From: "Liang, Kan" <kan.liang@linux.intel.com>
To: Luo Gengkun <luogengkun@huaweicloud.com>,
Adrian Hunter <adrian.hunter@intel.com>,
peterz@infradead.org
Cc: mingo@redhat.com, acme@kernel.org, namhyung@kernel.org,
mark.rutland@arm.com, alexander.shishkin@linux.intel.com,
jolsa@kernel.org, irogers@google.com,
linux-perf-users@vger.kernel.org, linux-kernel@vger.kernel.org
Subject: Re: [PATCH v4 2/2] perf/core: Fix incorrect time diff in tick adjust period
Date: Thu, 29 Aug 2024 10:30:08 -0400 [thread overview]

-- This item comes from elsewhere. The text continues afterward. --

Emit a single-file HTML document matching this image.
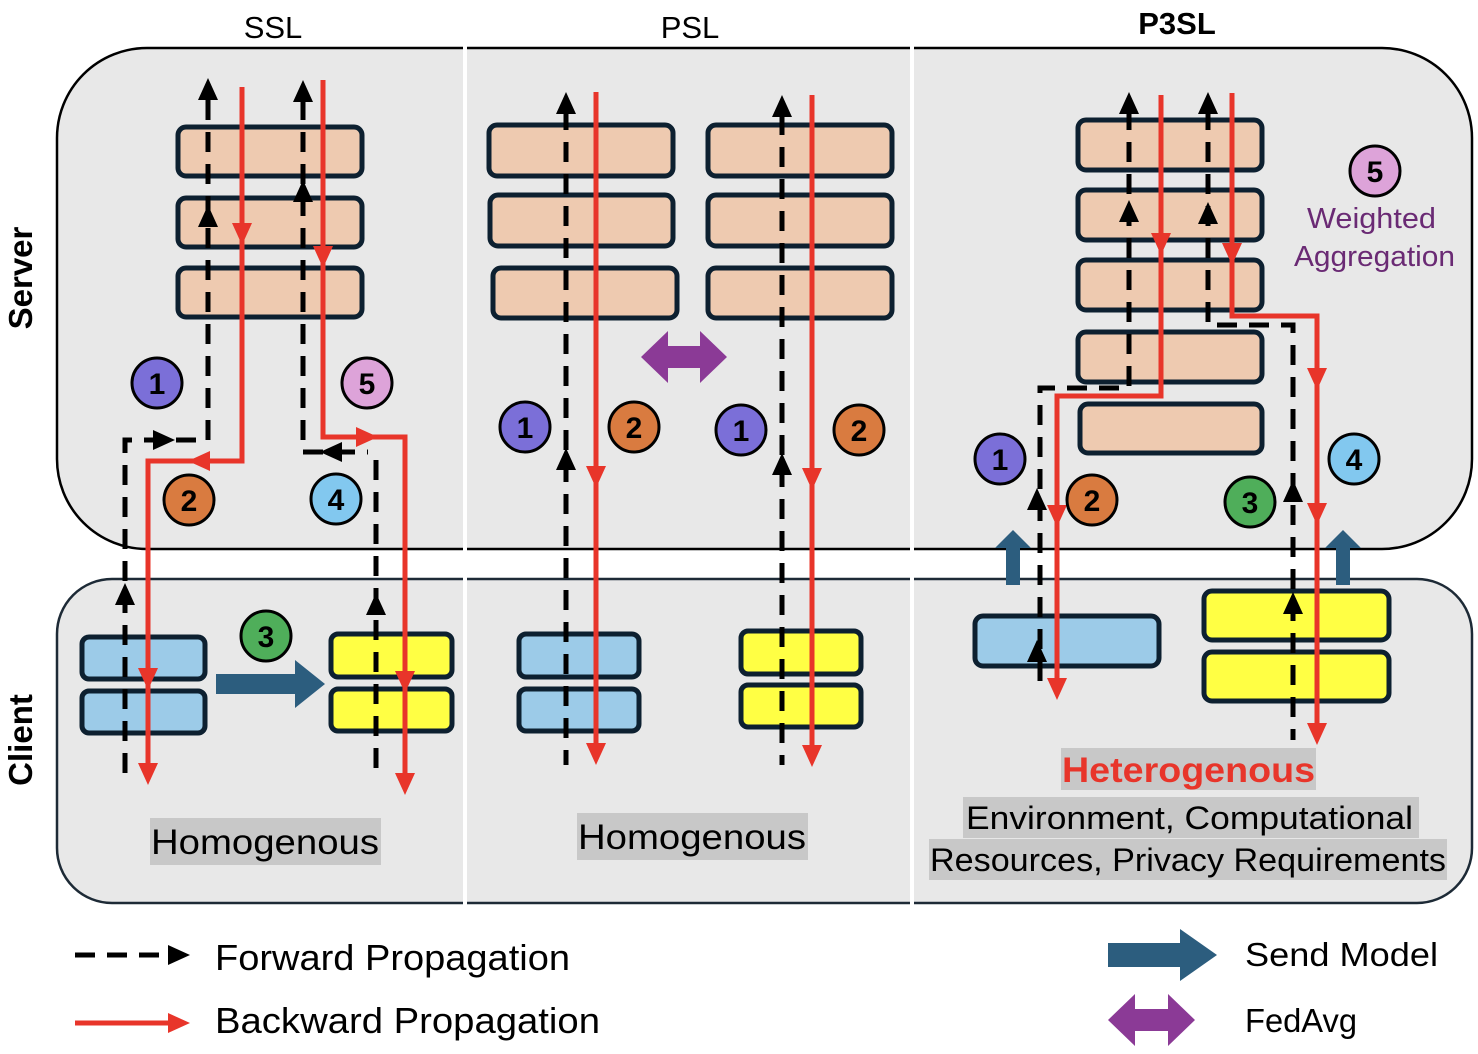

Message-ID: <11099a9e-7006-4372-82b5-f35232a63c8c@linux.intel.com> (raw)
In-Reply-To: <eb37b77d-58ed-4b79-a942-7c249cb5050b@huaweicloud.com>
On 2024-08-29 10:19 a.m., Luo Gengkun wrote:
>
> On 2024/8/29 21:46, Liang, Kan wrote:
>>
>> On 2024-08-27 9:10 p.m., Adrian Hunter wrote:
>>> On 27/08/24 23:06, Liang, Kan wrote:
>>>>
>>>> On 2024-08-27 1:16 p.m., Adrian Hunter wrote:
>>>>> On 27/08/24 19:42, Liang, Kan wrote:
>>>>>>
>>>>>> On 2024-08-21 9:42 a.m., Luo Gengkun wrote:
>>>>>>> Perf events has the notion of sampling frequency which is
>>>>>>> implemented in
>>>>>>> software by dynamically adjusting the counter period so that
>>>>>>> samples occur
>>>>>>> at approximately the target frequency. Period adjustment is done
>>>>>>> in 2
>>>>>>> places:
>>>>>>> - when the counter overflows (and a sample is recorded)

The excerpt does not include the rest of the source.